** start **

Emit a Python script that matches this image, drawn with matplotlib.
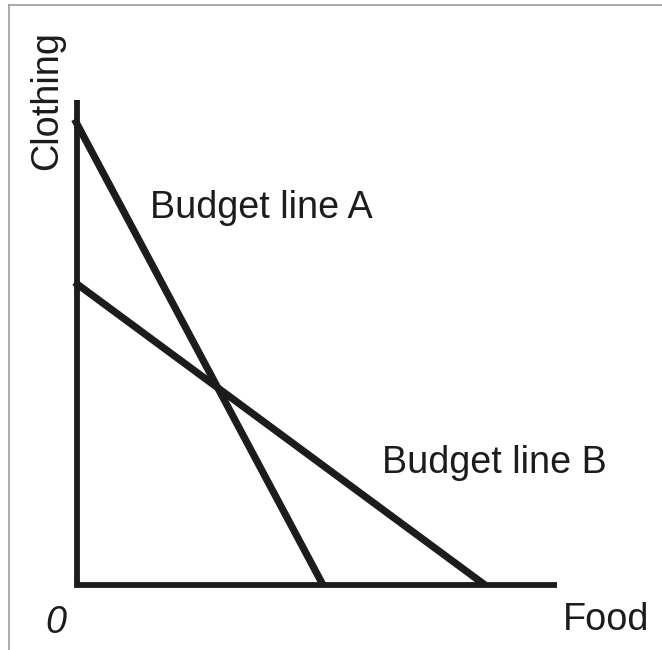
"""
Budget lines A and B: clothing vs food.
"""

import matplotlib.pyplot as plt
from matplotlib.lines import Line2D

# intercepts (units: clothing on y, food on x)
LINE_A = {"food": 4.92, "clothing": 9.22}
LINE_B = {"food": 8.16, "clothing": 6.02}
FOOD_MAX = 9.6
CLOTHING_MAX = 9.7

INK = "#1c1c1c"
FONT = ["Liberation Sans", "DejaVu Sans"]
FS = 27.2

# 1 unit = 50 px, origin at pixel (77, 585)
W, H = 662, 650
OX, OY, SCALE = 77, 585, 50.0


def main() -> None:
    fig = plt.figure(figsize=(W / 100, H / 100), dpi=100)
    ax = fig.add_axes([0, 0, 1, 1])
    ax.set_xlim(-OX / SCALE, (W - OX) / SCALE)
    ax.set_ylim(-(H - OY) / SCALE, OY / SCALE)
    ax.axis("off")

    # axes
    ax.plot([0, 0, FOOD_MAX], [CLOTHING_MAX, 0, 0], color=INK, lw=4.2,
            solid_joinstyle="miter", solid_capstyle="butt")

    # budget lines
    for line in (LINE_A, LINE_B):
        ax.plot([-0.05, line["food"]],
                [line["clothing"] + 0.05 * line["clothing"] / line["food"], 0],
                color=INK, lw=5.2, solid_capstyle="butt")

    kw = dict(color=INK, fontsize=FS, family=FONT)
    ax.text(1.46, 7.34, "Budget line A", ha="left", va="baseline", **kw)
    ax.text(6.1, 2.24, "Budget line B", ha="left", va="baseline", **kw)
    ax.text(9.72, -0.9, "Food", ha="left", va="baseline", **kw)
    ax.text(-0.64, -0.96, "0", ha="left", va="baseline", style="italic", **kw)
    ax.text(-0.59, 9.68, "Clothing", rotation=90, ha="center", va="center", **kw)

    # thin frame on top and left
    border = dict(color="#9a9a9a", lw=1.2, transform=None)
    fig.add_artist(Line2D([8.5, 8.5], [0, H - 5], **border))
    fig.add_artist(Line2D([8.5, W], [H - 5, H - 5], **border))

    fig.savefig("out.png", dpi=100)
    plt.close(fig)


if __name__ == "__main__":
    main()
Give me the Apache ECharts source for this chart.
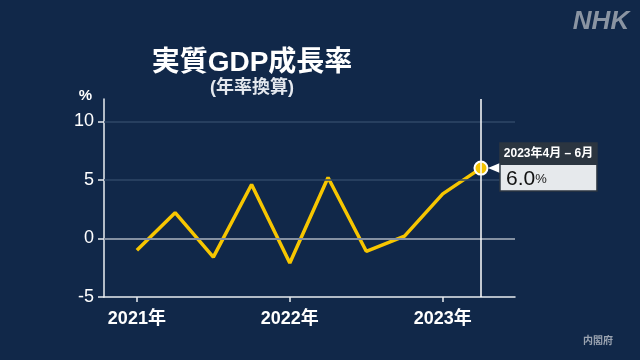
<!DOCTYPE html>
<html>
<head>
<meta charset="utf-8">
<script src="https://cdn.jsdelivr.net/npm/echarts@6/dist/echarts.min.js"></script>
<style>
html,body{margin:0;padding:0;background:#112849;}
#c{width:640px;height:360px;}
</style>
</head>
<body>
<div id="c"></div>
<script>
const quarters = ['2021Q1','2021Q2','2021Q3','2021Q4','2022Q1','2022Q2','2022Q3','2022Q4','2023Q1','2023Q2'];
const growth = [-1.0, 2.2, -1.6, 4.6, -2.1, 5.2, -1.1, 0.2, 3.8, 6.0];
const yearLabels = ['2021年','2022年','2023年'];
const yearStartIdx = [0, 4, 8];
const yTicks = [-5, 0, 5, 10];
const lastPeriodLabel = '2023年4月 – 6月';
const titleText = '実質GDP成長率';
const subtitleText = '(年率換算)';
const sourceText = '内閣府';

const FONT = '"Liberation Sans", "Noto Sans CJK JP", sans-serif';
const lastIdx = growth.length - 1;

const lineData = growth.map((v, i) => {
  if (i === lastIdx) {
    return {value: [i, v], symbol: 'circle', symbolSize: 13,
      itemStyle: {color: '#f5c400', borderColor: '#ffffff', borderWidth: 2}};
  }
  return {value: [i, v], symbol: 'none'};
});

const chart = echarts.init(document.getElementById('c'), null, {renderer: 'canvas'});
chart.setOption({
  backgroundColor: '#112849',
  animation: false,
  grid: {left: 104, right: 125, top: 99, bottom: 63},
  title: [
    {text: titleText, left: 247, top: 44, textAlign: 'center',
      textStyle: {color: '#ffffff', fontSize: 28, fontWeight: 'bold', fontFamily: FONT}},
    {text: subtitleText, left: 247, top: 74, textAlign: 'center',
      textStyle: {color: '#e4e8ee', fontSize: 18, fontWeight: 'bold', fontFamily: FONT}},
    {text: 'NHK', left: 596, top: 4, textAlign: 'center',
      textStyle: {color: '#8a94a2', fontSize: 26, fontWeight: 'bold', fontStyle: 'italic', fontFamily: FONT, letterSpacing: 3}},
    {text: sourceText, left: 593, top: 331, textAlign: 'center',
      textStyle: {color: '#9aa3b0', fontSize: 10, fontWeight: 'bold', fontFamily: FONT}}
  ],
  xAxis: {
    type: 'value', min: -0.86, max: 9.89,
    splitLine: {show: false},
    axisLine: {show: true, onZero: false, lineStyle: {color: '#e8ecf0', width: 1.5}},
    axisTick: {show: true, customValues: yearStartIdx, length: 5, lineStyle: {color: '#e8ecf0', width: 1.5}},
    axisLabel: {show: true, customValues: yearStartIdx, margin: 13,
      formatter: v => yearLabels[yearStartIdx.indexOf(Math.round(v))] || '',
      color: '#ffffff', fontSize: 18, fontWeight: 'bold', fontFamily: FONT}
  },
  yAxis: {
    type: 'value', min: -5, max: 11.9,
    name: '%', nameLocation: 'end', nameGap: -4,
    nameTextStyle: {color: '#ffffff', fontSize: 15, fontWeight: 'bold', fontFamily: FONT, align: 'right', padding: [0, 12, 0, 0]},
    splitLine: {show: false},
    axisLine: {show: true, onZero: false, lineStyle: {color: '#e8ecf0', width: 1.5}},
    axisTick: {show: true, customValues: yTicks, length: 6, lineStyle: {color: '#e8ecf0', width: 1.5}},
    axisLabel: {show: true, customValues: yTicks, margin: 10,
      color: '#ffffff', fontSize: 18, fontFamily: FONT}
  },
  series: [
    {
      type: 'line', data: [], z: 1, silent: true,
      markLine: {
        silent: true, symbol: 'none', label: {show: false}, animation: false,
        data: [
          {yAxis: 10, lineStyle: {color: '#2f4767', width: 1.5, type: 'solid'}},
          {yAxis: 5, lineStyle: {color: '#2f4767', width: 1.5, type: 'solid'}},
          {yAxis: 0, lineStyle: {color: '#8591a2', width: 2, type: 'solid'}},
          {xAxis: lastIdx, lineStyle: {color: '#ffffff', width: 1.5, type: 'solid'}}
        ]
      }
    },
    {
      type: 'line', data: lineData, z: 3,
      lineStyle: {color: '#f7c600', width: 3.5},
      itemStyle: {color: '#f7c600'},
      showSymbol: true
    }
  ]
});

const p = chart.convertToPixel({seriesIndex: 1}, [lastIdx, growth[lastIdx]]);
const bx = p[0] + 19, by = p[1] - 25;
chart.setOption({
  graphic: [
    {type: 'polygon', z: 10, shape: {points: [[p[0] + 7, p[1]], [bx, p[1] - 5], [bx, p[1] + 5]]},
      style: {fill: '#ffffff'}},
    {type: 'rect', z: 10, shape: {x: bx, y: by, width: 97, height: 48},
      style: {fill: '#e6e9ec', stroke: '#2b3540', lineWidth: 1.5}},
    {type: 'rect', z: 11, shape: {x: bx, y: by, width: 97, height: 22},
      style: {fill: '#2b3540'}},
    {type: 'text', z: 12, x: bx + 48.5, y: by + 11,
      style: {text: lastPeriodLabel, fill: '#ffffff', font: 'bold 12px ' + FONT, align: 'center', verticalAlign: 'middle'}},
    {type: 'text', z: 12, x: bx + 6, y: by + 36,
      style: {rich: {a: {fontSize: 21, fontFamily: FONT, fill: '#111111'}, b: {fontSize: 13, fontFamily: FONT, fill: '#222222'}},
        text: '{a|' + growth[lastIdx].toFixed(1) + '}{b|%}', verticalAlign: 'middle', align: 'left'}}
  ]
});
</script>
</body>
</html>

** end **

Required work: Reproduce every record word for word. The copy must contain no pictures.

The output:
Emit a Python script that matches this image, drawn with matplotlib.
"""
Budget lines A and B: clothing vs food.
"""

import matplotlib.pyplot as plt
from matplotlib.lines import Line2D

# intercepts (units: clothing on y, food on x)
LINE_A = {"food": 4.92, "clothing": 9.22}
LINE_B = {"food": 8.16, "clothing": 6.02}
FOOD_MAX = 9.6
CLOTHING_MAX = 9.7

INK = "#1c1c1c"
FONT = ["Liberation Sans", "DejaVu Sans"]
FS = 27.2

# 1 unit = 50 px, origin at pixel (77, 585)
W, H = 662, 650
OX, OY, SCALE = 77, 585, 50.0


def main() -> None:
    fig = plt.figure(figsize=(W / 100, H / 100), dpi=100)
    ax = fig.add_axes([0, 0, 1, 1])
    ax.set_xlim(-OX / SCALE, (W - OX) / SCALE)
    ax.set_ylim(-(H - OY) / SCALE, OY / SCALE)
    ax.axis("off")

    # axes
    ax.plot([0, 0, FOOD_MAX], [CLOTHING_MAX, 0, 0], color=INK, lw=4.2,
            solid_joinstyle="miter", solid_capstyle="butt")

    # budget lines
    for line in (LINE_A, LINE_B):
        ax.plot([-0.05, line["food"]],
                [line["clothing"] + 0.05 * line["clothing"] / line["food"], 0],
                color=INK, lw=5.2, solid_capstyle="butt")

    kw = dict(color=INK, fontsize=FS, family=FONT)
    ax.text(1.46, 7.34, "Budget line A", ha="left", va="baseline", **kw)
    ax.text(6.1, 2.24, "Budget line B", ha="left", va="baseline", **kw)
    ax.text(9.72, -0.9, "Food", ha="left", va="baseline", **kw)
    ax.text(-0.64, -0.96, "0", ha="left", va="baseline", style="italic", **kw)
    ax.text(-0.59, 9.68, "Clothing", rotation=90, ha="center", va="center", **kw)

    # thin frame on top and left
    border = dict(color="#9a9a9a", lw=1.2, transform=None)
    fig.add_artist(Line2D([8.5, 8.5], [0, H - 5], **border))
    fig.add_artist(Line2D([8.5, W], [H - 5, H - 5], **border))

    fig.savefig("out.png", dpi=100)
    plt.close(fig)


if __name__ == "__main__":
    main()
Give me the Apache ECharts source for this chart.
<!DOCTYPE html>
<html>
<head>
<meta charset="utf-8">
<script src="https://cdn.jsdelivr.net/npm/echarts@6/dist/echarts.min.js"></script>
<style>
html,body{margin:0;padding:0;background:#112849;}
#c{width:640px;height:360px;}
</style>
</head>
<body>
<div id="c"></div>
<script>
const quarters = ['2021Q1','2021Q2','2021Q3','2021Q4','2022Q1','2022Q2','2022Q3','2022Q4','2023Q1','2023Q2'];
const growth = [-1.0, 2.2, -1.6, 4.6, -2.1, 5.2, -1.1, 0.2, 3.8, 6.0];
const yearLabels = ['2021年','2022年','2023年'];
const yearStartIdx = [0, 4, 8];
const yTicks = [-5, 0, 5, 10];
const lastPeriodLabel = '2023年4月 – 6月';
const titleText = '実質GDP成長率';
const subtitleText = '(年率換算)';
const sourceText = '内閣府';

const FONT = '"Liberation Sans", "Noto Sans CJK JP", sans-serif';
const lastIdx = growth.length - 1;

const lineData = growth.map((v, i) => {
  if (i === lastIdx) {
    return {value: [i, v], symbol: 'circle', symbolSize: 13,
      itemStyle: {color: '#f5c400', borderColor: '#ffffff', borderWidth: 2}};
  }
  return {value: [i, v], symbol: 'none'};
});

const chart = echarts.init(document.getElementById('c'), null, {renderer: 'canvas'});
chart.setOption({
  backgroundColor: '#112849',
  animation: false,
  grid: {left: 104, right: 125, top: 99, bottom: 63},
  title: [
    {text: titleText, left: 247, top: 44, textAlign: 'center',
      textStyle: {color: '#ffffff', fontSize: 28, fontWeight: 'bold', fontFamily: FONT}},
    {text: subtitleText, left: 247, top: 74, textAlign: 'center',
      textStyle: {color: '#e4e8ee', fontSize: 18, fontWeight: 'bold', fontFamily: FONT}},
    {text: 'NHK', left: 596, top: 4, textAlign: 'center',
      textStyle: {color: '#8a94a2', fontSize: 26, fontWeight: 'bold', fontStyle: 'italic', fontFamily: FONT, letterSpacing: 3}},
    {text: sourceText, left: 593, top: 331, textAlign: 'center',
      textStyle: {color: '#9aa3b0', fontSize: 10, fontWeight: 'bold', fontFamily: FONT}}
  ],
  xAxis: {
    type: 'value', min: -0.86, max: 9.89,
    splitLine: {show: false},
    axisLine: {show: true, onZero: false, lineStyle: {color: '#e8ecf0', width: 1.5}},
    axisTick: {show: true, customValues: yearStartIdx, length: 5, lineStyle: {color: '#e8ecf0', width: 1.5}},
    axisLabel: {show: true, customValues: yearStartIdx, margin: 13,
      formatter: v => yearLabels[yearStartIdx.indexOf(Math.round(v))] || '',
      color: '#ffffff', fontSize: 18, fontWeight: 'bold', fontFamily: FONT}
  },
  yAxis: {
    type: 'value', min: -5, max: 11.9,
    name: '%', nameLocation: 'end', nameGap: -4,
    nameTextStyle: {color: '#ffffff', fontSize: 15, fontWeight: 'bold', fontFamily: FONT, align: 'right', padding: [0, 12, 0, 0]},
    splitLine: {show: false},
    axisLine: {show: true, onZero: false, lineStyle: {color: '#e8ecf0', width: 1.5}},
    axisTick: {show: true, customValues: yTicks, length: 6, lineStyle: {color: '#e8ecf0', width: 1.5}},
    axisLabel: {show: true, customValues: yTicks, margin: 10,
      color: '#ffffff', fontSize: 18, fontFamily: FONT}
  },
  series: [
    {
      type: 'line', data: [], z: 1, silent: true,
      markLine: {
        silent: true, symbol: 'none', label: {show: false}, animation: false,
        data: [
          {yAxis: 10, lineStyle: {color: '#2f4767', width: 1.5, type: 'solid'}},
          {yAxis: 5, lineStyle: {color: '#2f4767', width: 1.5, type: 'solid'}},
          {yAxis: 0, lineStyle: {color: '#8591a2', width: 2, type: 'solid'}},
          {xAxis: lastIdx, lineStyle: {color: '#ffffff', width: 1.5, type: 'solid'}}
        ]
      }
    },
    {
      type: 'line', data: lineData, z: 3,
      lineStyle: {color: '#f7c600', width: 3.5},
      itemStyle: {color: '#f7c600'},
      showSymbol: true
    }
  ]
});

const p = chart.convertToPixel({seriesIndex: 1}, [lastIdx, growth[lastIdx]]);
const bx = p[0] + 19, by = p[1] - 25;
chart.setOption({
  graphic: [
    {type: 'polygon', z: 10, shape: {points: [[p[0] + 7, p[1]], [bx, p[1] - 5], [bx, p[1] + 5]]},
      style: {fill: '#ffffff'}},
    {type: 'rect', z: 10, shape: {x: bx, y: by, width: 97, height: 48},
      style: {fill: '#e6e9ec', stroke: '#2b3540', lineWidth: 1.5}},
    {type: 'rect', z: 11, shape: {x: bx, y: by, width: 97, height: 22},
      style: {fill: '#2b3540'}},
    {type: 'text', z: 12, x: bx + 48.5, y: by + 11,
      style: {text: lastPeriodLabel, fill: '#ffffff', font: 'bold 12px ' + FONT, align: 'center', verticalAlign: 'middle'}},
    {type: 'text', z: 12, x: bx + 6, y: by + 36,
      style: {rich: {a: {fontSize: 21, fontFamily: FONT, fill: '#111111'}, b: {fontSize: 13, fontFamily: FONT, fill: '#222222'}},
        text: '{a|' + growth[lastIdx].toFixed(1) + '}{b|%}', verticalAlign: 'middle', align: 'left'}}
  ]
});
</script>
</body>
</html>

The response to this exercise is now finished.